* **SUPPLIED RECORDS**:
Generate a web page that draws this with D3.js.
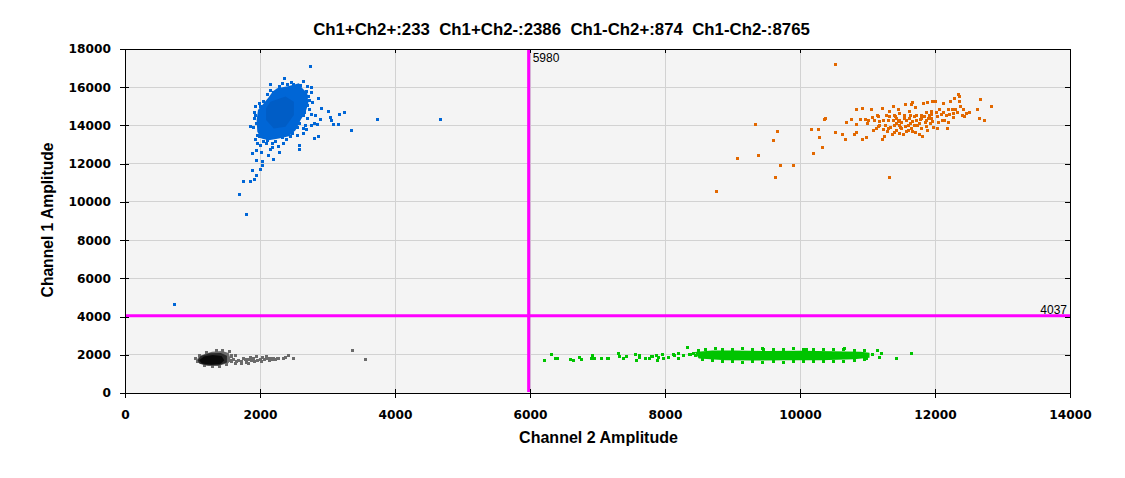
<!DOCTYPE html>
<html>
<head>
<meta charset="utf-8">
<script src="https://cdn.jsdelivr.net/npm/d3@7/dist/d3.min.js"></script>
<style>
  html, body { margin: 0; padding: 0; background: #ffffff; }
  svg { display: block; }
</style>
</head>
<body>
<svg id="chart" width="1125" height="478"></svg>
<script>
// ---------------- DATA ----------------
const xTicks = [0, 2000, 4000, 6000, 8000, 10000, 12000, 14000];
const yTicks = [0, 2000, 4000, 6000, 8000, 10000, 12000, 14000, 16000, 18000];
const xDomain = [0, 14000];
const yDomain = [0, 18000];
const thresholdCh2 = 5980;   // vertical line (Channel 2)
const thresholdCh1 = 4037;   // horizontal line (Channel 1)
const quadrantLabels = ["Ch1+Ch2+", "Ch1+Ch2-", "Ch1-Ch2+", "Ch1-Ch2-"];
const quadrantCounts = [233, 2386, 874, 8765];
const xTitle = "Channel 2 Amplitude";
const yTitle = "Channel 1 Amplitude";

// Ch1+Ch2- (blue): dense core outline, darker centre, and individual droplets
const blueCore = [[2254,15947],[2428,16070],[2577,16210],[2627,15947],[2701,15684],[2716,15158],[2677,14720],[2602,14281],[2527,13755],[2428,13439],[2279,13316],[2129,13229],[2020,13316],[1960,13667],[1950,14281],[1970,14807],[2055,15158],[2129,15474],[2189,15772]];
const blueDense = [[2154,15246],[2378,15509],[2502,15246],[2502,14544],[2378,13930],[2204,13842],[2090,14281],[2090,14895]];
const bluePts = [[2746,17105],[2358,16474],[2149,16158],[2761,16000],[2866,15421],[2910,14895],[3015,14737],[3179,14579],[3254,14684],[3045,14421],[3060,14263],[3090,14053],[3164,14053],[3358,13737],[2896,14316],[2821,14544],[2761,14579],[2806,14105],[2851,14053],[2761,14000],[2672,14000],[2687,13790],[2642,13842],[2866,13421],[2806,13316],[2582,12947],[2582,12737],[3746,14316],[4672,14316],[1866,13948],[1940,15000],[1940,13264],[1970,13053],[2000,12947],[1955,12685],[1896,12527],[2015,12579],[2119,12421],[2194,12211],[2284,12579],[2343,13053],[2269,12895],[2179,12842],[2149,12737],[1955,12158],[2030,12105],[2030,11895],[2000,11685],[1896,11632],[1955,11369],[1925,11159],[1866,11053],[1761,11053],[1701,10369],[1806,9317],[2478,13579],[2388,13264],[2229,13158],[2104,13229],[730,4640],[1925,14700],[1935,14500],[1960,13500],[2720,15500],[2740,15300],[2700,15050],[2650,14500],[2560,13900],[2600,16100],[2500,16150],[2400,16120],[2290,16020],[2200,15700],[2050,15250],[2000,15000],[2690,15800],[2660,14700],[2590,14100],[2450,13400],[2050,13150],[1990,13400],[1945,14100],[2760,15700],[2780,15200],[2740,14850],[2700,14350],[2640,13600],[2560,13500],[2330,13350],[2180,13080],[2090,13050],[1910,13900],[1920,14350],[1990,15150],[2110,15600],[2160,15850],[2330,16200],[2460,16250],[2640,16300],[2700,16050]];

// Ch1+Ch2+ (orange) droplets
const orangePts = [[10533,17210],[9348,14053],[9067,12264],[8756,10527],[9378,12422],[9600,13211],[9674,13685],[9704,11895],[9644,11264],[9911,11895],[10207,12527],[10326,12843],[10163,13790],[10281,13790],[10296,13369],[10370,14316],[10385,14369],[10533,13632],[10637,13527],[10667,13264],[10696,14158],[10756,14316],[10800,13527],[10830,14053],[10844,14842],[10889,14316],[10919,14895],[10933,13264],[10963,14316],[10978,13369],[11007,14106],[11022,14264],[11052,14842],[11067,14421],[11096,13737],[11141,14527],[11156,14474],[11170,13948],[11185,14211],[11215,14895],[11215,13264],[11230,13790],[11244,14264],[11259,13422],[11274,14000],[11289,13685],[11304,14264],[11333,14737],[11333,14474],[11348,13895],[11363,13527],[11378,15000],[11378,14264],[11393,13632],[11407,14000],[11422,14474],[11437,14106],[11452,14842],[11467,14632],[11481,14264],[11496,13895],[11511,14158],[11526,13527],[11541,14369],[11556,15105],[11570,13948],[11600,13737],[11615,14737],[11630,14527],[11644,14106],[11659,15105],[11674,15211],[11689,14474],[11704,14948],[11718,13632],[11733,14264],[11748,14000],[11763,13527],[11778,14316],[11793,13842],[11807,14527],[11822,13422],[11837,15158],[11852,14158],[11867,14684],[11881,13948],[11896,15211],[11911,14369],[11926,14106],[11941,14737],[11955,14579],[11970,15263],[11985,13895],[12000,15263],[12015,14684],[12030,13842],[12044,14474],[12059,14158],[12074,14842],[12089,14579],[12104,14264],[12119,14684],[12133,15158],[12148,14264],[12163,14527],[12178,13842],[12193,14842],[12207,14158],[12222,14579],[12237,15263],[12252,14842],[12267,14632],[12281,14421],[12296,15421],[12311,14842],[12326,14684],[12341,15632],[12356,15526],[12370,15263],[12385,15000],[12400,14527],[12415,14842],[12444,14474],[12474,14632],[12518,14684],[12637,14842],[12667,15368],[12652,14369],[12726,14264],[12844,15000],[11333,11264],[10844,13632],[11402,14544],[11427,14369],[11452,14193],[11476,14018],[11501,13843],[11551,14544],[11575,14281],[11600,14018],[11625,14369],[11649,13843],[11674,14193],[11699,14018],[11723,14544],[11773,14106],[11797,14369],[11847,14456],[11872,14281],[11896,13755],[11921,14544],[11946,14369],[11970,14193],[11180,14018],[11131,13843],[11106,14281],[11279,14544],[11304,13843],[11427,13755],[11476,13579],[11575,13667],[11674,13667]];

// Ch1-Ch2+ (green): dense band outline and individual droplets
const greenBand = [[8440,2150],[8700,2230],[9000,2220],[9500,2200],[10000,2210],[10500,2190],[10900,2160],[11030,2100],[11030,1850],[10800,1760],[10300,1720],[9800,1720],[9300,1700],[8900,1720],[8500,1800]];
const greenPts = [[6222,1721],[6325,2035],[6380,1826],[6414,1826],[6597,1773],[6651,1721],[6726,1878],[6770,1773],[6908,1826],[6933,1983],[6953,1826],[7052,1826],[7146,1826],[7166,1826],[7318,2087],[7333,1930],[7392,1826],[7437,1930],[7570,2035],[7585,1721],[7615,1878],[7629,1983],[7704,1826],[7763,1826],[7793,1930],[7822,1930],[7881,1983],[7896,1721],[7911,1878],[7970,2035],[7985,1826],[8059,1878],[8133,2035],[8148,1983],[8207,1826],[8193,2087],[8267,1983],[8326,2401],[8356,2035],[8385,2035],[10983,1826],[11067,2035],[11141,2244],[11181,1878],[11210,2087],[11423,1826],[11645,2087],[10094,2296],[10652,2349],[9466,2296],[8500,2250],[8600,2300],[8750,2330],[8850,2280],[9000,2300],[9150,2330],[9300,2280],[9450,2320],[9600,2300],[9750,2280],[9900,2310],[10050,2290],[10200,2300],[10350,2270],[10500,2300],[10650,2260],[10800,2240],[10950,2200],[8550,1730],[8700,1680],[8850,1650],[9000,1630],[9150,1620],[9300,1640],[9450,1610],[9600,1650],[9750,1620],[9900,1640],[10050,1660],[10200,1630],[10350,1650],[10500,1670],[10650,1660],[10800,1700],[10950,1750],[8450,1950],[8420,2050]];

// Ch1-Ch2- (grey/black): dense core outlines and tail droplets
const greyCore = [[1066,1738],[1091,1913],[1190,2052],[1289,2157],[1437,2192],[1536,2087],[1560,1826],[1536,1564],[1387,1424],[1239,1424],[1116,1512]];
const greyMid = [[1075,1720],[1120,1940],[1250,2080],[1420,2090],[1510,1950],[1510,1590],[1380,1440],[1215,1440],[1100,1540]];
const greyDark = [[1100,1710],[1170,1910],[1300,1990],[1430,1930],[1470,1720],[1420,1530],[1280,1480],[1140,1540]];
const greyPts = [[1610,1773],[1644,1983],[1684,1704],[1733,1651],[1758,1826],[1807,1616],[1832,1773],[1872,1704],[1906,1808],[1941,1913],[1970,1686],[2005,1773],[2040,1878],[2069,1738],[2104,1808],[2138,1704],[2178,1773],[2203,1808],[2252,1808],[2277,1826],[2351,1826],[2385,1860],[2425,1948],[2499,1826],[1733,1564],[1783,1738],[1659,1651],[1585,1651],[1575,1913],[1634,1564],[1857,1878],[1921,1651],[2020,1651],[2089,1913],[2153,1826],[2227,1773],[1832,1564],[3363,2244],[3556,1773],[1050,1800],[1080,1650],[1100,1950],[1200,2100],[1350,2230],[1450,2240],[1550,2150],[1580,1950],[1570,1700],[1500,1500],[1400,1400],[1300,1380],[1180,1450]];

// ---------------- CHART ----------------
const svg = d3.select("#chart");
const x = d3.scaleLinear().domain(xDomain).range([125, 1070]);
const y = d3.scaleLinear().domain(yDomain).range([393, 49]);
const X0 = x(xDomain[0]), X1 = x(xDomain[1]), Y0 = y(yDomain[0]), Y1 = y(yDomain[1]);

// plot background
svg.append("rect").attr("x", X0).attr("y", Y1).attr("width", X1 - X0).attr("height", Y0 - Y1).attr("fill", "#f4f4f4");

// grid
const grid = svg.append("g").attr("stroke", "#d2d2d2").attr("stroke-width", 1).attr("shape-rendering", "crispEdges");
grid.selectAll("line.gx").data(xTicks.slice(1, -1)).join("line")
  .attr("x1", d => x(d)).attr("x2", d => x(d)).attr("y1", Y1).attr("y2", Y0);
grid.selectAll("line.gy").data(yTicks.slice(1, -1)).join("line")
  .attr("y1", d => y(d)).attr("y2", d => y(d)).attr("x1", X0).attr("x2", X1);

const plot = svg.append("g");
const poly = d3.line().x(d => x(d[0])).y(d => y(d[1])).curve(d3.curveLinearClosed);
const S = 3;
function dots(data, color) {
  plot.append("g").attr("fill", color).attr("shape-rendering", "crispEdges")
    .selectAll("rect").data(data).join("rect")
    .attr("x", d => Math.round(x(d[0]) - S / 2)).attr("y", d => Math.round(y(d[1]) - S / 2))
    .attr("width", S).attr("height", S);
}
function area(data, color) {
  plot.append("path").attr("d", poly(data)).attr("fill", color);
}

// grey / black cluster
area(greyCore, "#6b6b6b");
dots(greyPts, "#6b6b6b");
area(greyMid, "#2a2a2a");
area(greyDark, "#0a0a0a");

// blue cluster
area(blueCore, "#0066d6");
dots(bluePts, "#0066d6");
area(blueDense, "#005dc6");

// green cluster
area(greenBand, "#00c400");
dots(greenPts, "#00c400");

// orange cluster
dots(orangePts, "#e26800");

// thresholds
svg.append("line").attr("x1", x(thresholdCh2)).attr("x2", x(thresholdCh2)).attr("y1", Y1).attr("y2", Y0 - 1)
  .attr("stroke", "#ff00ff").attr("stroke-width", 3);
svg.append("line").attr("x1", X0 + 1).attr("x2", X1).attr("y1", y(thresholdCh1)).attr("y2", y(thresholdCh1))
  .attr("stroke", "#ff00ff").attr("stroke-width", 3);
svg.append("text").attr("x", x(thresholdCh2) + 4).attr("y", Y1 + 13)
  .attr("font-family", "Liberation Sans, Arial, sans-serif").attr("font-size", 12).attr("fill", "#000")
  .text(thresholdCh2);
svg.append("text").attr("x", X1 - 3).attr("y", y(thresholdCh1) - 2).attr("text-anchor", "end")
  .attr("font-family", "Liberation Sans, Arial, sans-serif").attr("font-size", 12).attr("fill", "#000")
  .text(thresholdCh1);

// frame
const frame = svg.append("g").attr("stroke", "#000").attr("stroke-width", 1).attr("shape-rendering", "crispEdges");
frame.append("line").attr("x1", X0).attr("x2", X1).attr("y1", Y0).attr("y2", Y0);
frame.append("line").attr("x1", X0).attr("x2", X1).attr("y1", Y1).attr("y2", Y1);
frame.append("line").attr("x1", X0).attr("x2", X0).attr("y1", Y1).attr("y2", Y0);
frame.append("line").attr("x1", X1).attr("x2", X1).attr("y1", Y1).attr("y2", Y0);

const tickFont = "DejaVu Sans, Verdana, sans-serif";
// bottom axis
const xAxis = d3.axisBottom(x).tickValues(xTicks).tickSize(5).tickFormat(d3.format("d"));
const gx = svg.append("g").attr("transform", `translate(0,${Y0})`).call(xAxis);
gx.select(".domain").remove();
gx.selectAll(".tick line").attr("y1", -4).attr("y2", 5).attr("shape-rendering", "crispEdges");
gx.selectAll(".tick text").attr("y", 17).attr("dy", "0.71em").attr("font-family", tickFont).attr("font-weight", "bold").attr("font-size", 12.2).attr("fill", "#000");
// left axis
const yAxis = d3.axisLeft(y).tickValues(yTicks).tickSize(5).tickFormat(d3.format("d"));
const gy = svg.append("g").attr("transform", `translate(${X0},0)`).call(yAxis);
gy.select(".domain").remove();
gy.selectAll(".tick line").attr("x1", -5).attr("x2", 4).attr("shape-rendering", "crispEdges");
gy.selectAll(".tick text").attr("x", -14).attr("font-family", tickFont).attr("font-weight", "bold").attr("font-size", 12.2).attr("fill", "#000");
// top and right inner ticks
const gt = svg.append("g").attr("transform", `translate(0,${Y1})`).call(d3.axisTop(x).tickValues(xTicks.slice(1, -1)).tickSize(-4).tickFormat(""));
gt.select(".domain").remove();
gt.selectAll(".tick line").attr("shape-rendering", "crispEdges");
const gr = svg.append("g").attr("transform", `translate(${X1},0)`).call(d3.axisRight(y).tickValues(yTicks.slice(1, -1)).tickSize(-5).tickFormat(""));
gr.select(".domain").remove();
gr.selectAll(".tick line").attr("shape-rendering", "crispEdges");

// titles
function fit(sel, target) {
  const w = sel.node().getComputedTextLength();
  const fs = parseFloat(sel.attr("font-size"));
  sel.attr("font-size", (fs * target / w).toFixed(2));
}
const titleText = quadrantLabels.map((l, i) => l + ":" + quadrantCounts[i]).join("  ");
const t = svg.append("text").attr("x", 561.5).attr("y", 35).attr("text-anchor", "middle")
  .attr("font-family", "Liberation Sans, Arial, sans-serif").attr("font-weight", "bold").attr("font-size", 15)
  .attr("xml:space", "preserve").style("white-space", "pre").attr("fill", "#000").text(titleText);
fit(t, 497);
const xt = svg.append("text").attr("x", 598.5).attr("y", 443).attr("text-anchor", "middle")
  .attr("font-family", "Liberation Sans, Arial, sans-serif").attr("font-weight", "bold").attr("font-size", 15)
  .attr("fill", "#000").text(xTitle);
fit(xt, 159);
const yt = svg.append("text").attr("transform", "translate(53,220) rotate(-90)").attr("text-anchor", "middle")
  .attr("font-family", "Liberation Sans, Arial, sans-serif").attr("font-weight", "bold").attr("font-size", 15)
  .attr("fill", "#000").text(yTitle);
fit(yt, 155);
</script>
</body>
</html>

--

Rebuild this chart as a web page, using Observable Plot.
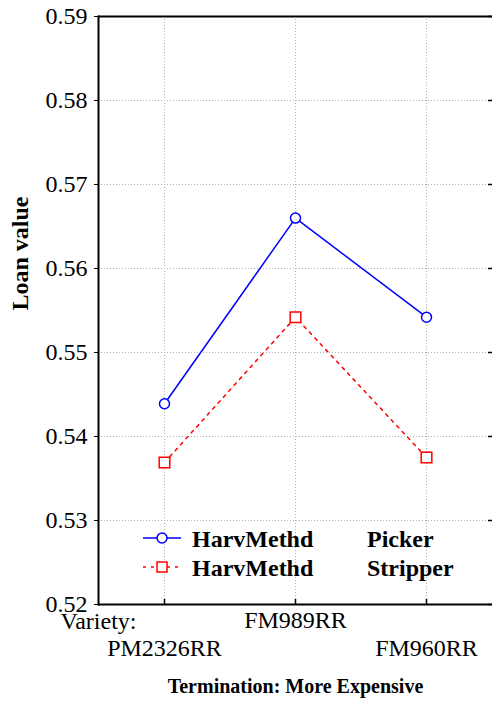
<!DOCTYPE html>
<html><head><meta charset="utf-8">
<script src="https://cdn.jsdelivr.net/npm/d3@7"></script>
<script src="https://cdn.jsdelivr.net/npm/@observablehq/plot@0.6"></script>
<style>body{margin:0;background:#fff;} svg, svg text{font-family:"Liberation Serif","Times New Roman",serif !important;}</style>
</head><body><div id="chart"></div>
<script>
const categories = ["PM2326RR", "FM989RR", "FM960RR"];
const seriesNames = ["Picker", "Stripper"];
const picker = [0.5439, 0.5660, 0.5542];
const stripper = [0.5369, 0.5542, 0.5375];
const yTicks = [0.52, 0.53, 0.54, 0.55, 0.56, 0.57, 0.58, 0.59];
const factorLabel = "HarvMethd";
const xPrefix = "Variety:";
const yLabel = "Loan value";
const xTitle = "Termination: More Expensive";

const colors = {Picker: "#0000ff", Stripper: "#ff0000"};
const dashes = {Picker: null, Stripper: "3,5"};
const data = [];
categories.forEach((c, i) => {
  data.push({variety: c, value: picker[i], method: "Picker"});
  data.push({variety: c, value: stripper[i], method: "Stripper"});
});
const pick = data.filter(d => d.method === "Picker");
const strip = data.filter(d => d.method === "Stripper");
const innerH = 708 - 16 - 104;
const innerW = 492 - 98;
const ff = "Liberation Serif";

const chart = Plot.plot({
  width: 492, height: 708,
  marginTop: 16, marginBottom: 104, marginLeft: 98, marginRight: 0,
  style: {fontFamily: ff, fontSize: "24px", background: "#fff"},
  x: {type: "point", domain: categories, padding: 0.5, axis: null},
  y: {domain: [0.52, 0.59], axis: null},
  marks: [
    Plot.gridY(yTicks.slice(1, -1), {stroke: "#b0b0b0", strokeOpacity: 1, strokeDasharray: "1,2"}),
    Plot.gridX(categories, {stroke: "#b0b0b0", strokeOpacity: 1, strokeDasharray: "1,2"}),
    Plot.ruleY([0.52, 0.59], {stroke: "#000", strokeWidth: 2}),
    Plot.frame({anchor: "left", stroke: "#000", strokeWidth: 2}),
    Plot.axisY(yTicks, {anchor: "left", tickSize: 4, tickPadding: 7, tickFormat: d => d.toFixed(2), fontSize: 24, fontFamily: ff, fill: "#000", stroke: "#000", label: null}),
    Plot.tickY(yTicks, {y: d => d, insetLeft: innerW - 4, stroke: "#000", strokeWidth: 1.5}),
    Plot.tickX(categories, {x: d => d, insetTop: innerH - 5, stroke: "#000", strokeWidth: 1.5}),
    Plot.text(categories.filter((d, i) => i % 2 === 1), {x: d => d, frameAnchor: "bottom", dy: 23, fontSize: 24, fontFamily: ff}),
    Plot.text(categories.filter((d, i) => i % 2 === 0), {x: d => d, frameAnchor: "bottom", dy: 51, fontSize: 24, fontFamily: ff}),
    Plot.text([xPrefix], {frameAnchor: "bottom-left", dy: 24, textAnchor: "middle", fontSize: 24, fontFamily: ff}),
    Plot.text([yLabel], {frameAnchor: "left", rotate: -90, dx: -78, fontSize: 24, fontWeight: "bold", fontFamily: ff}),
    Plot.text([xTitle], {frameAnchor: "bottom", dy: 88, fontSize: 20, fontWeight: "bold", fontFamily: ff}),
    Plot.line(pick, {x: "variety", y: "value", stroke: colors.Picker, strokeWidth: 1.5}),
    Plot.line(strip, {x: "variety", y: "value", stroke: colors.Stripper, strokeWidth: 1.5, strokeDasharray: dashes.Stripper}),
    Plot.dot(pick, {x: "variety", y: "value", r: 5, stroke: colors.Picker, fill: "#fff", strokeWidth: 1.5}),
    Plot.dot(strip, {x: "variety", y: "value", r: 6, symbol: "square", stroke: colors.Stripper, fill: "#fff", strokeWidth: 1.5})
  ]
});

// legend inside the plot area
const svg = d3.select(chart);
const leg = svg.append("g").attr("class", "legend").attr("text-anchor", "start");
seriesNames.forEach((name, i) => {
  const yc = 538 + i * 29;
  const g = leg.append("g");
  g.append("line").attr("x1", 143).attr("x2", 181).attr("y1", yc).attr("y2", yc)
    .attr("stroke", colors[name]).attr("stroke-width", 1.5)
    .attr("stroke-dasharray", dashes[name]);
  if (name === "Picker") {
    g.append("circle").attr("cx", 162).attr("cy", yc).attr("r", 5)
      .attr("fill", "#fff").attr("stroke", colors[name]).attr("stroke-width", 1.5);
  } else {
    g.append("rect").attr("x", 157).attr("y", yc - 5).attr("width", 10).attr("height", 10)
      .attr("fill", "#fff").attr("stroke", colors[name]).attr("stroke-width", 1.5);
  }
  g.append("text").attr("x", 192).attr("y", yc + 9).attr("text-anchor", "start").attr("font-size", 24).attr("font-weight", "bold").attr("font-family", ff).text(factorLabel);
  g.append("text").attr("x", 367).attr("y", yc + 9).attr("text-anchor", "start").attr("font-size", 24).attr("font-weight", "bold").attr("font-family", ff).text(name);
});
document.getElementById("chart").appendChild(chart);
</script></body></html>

* **GOAL OF THE EXERCISE**: Show each line of the listing that holds the string "page".

* **EXERCISE RESULT**:
Generate a web page that draws this with D3.js.
Rebuild this chart as a web page, using Observable Plot.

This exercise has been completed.